Where is in most queries and limits the records that the query cares about.

Having is used in "Group By" queries, and acts upon the grouped results.

Think of the Where clause as happening first. If there are 1000 records in the db, the where clause might make it so only 80 matter. And let's say that the Group By clause groups these 80 db records into (for example) 15 aggregate recordset rows. Without the Having clause, you would get all 15 of these aggregate rows back. The Having clause if for filtering upon these 15 aggregate rows.

Let's say you want a list of all the customers from Texas who made more than 5 orders last year.

  • the Where clause to get all the orders from last year by people from Texas
  • the Group By clause to group all the orders by customer (with a Count(OrderID) As OrderCount in your select clause)
  • the Having clause would limit the customers listed to those having 5 or more orders.


where is used to filter rows directly in tables. Having is used to filter aggregated rows after they've been grouped by.


  • WHERE filters the rows resulting of the FROM joins. Check out this example.
  • HAVING filters the rows returned after aggregating with GROUP BY. Checkout this example.
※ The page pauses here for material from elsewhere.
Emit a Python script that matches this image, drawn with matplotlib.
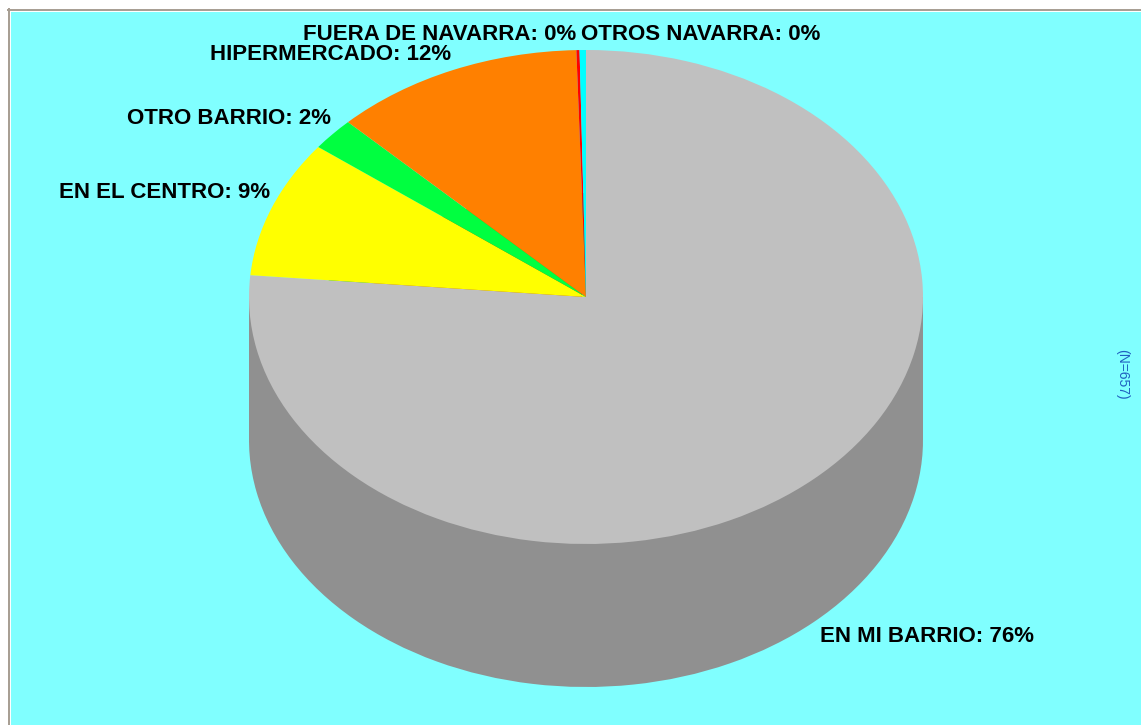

The WHERE is used for filtration, and in ANSI-89 syntax - joining tables as well. You can not use aggregate functions (MIN, MAX, COUNT, etc) in a WHERE clause. IE:

WHERE x.col = 1    -- valid
WHERE COUNT(*) > 1 -- invalid

The HAVING clause is also used for filtration, but you can only use aggregate functions for filteration. IE:

HAVING COUNT(*) > 1 -- valid
HAVING x.col = 1    -- invalid

The HAVING clause can only be defined if a GROUP BY clause has been defined - you can not use a HAVING clause if using either DISTINCT or OVER (analytic function). The HAVING clause is always defined after the GROUP BY.


They are both conditional operators but HAVING relates only to an aggregate function on a GROUP BY statement.

Eg.

SELECT *
FROM users
WHERE username = 'bob'

Will return all users with the username 'bob'.

SELECT username, COUNT(*)
FROM users
GROUP BY username
HAVING COUNT(*) > 1

Will return which usernames have been used more than once.


I always thought of it as: HAVING is to groups what WHERE is to rows.